DATA SEGMENT ▸
• • •

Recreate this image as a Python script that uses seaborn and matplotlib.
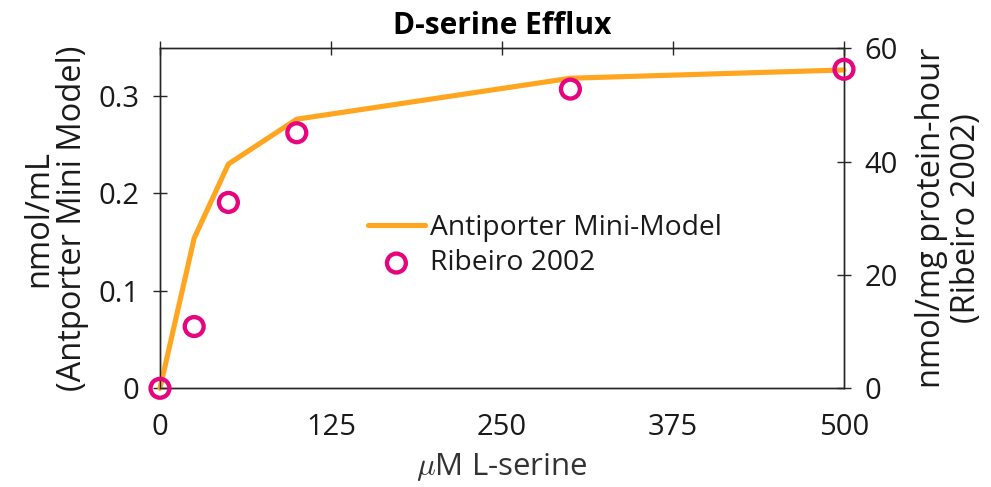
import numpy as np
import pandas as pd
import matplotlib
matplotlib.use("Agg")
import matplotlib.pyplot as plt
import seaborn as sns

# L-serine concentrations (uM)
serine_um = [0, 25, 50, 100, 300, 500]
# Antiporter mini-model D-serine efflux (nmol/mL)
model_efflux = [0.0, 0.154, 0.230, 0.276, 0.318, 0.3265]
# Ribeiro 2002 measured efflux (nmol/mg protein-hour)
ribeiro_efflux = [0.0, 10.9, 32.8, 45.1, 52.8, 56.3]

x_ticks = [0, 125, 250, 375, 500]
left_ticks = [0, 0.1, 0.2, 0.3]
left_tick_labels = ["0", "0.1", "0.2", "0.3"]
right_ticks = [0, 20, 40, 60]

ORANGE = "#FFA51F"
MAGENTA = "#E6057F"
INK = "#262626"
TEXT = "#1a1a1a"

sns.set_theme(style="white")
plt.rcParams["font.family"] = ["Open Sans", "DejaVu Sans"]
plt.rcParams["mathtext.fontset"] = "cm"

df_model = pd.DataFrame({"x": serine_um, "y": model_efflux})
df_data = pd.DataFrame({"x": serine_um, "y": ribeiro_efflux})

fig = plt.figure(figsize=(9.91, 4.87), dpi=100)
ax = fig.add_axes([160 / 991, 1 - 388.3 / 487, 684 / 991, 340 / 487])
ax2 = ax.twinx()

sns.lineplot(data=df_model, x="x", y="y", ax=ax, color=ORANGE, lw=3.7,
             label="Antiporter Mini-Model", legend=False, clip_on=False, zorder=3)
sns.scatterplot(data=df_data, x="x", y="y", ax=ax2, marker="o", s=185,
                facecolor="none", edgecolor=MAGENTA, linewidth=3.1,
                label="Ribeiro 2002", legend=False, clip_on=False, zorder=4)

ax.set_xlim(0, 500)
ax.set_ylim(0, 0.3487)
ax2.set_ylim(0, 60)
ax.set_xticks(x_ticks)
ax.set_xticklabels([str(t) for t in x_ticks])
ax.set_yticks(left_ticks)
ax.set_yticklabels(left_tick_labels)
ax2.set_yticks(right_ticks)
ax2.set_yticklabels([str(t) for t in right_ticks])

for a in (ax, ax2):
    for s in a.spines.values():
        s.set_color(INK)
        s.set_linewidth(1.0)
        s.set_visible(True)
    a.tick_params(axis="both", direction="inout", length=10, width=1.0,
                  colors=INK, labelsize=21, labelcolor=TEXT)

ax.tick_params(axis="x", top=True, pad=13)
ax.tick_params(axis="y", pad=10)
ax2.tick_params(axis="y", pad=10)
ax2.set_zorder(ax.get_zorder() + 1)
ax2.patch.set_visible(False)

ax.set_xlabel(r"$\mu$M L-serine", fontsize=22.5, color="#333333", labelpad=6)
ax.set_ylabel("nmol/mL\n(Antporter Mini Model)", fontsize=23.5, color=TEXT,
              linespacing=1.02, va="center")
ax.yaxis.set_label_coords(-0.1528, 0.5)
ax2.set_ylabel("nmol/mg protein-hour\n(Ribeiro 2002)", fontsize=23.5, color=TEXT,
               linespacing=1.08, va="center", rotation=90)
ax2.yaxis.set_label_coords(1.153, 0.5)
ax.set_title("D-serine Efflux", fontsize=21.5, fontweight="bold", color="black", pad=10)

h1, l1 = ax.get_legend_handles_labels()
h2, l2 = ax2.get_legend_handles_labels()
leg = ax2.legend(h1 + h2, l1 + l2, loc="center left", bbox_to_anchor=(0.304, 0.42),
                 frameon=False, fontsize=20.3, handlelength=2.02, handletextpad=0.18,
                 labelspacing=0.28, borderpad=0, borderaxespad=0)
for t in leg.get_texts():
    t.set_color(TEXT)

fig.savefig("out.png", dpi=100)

• • •

EXERCISE AIM ▸ From the first line above through the line containing "right_ticks = [0, 20, 40, 60]", copy everything exactly, without the pictures.

RESPONSE TO THE TASK ▸
Recreate this image as a Python script that uses seaborn and matplotlib.
import numpy as np
import pandas as pd
import matplotlib
matplotlib.use("Agg")
import matplotlib.pyplot as plt
import seaborn as sns

# L-serine concentrations (uM)
serine_um = [0, 25, 50, 100, 300, 500]
# Antiporter mini-model D-serine efflux (nmol/mL)
model_efflux = [0.0, 0.154, 0.230, 0.276, 0.318, 0.3265]
# Ribeiro 2002 measured efflux (nmol/mg protein-hour)
ribeiro_efflux = [0.0, 10.9, 32.8, 45.1, 52.8, 56.3]

x_ticks = [0, 125, 250, 375, 500]
left_ticks = [0, 0.1, 0.2, 0.3]
left_tick_labels = ["0", "0.1", "0.2", "0.3"]
right_ticks = [0, 20, 40, 60]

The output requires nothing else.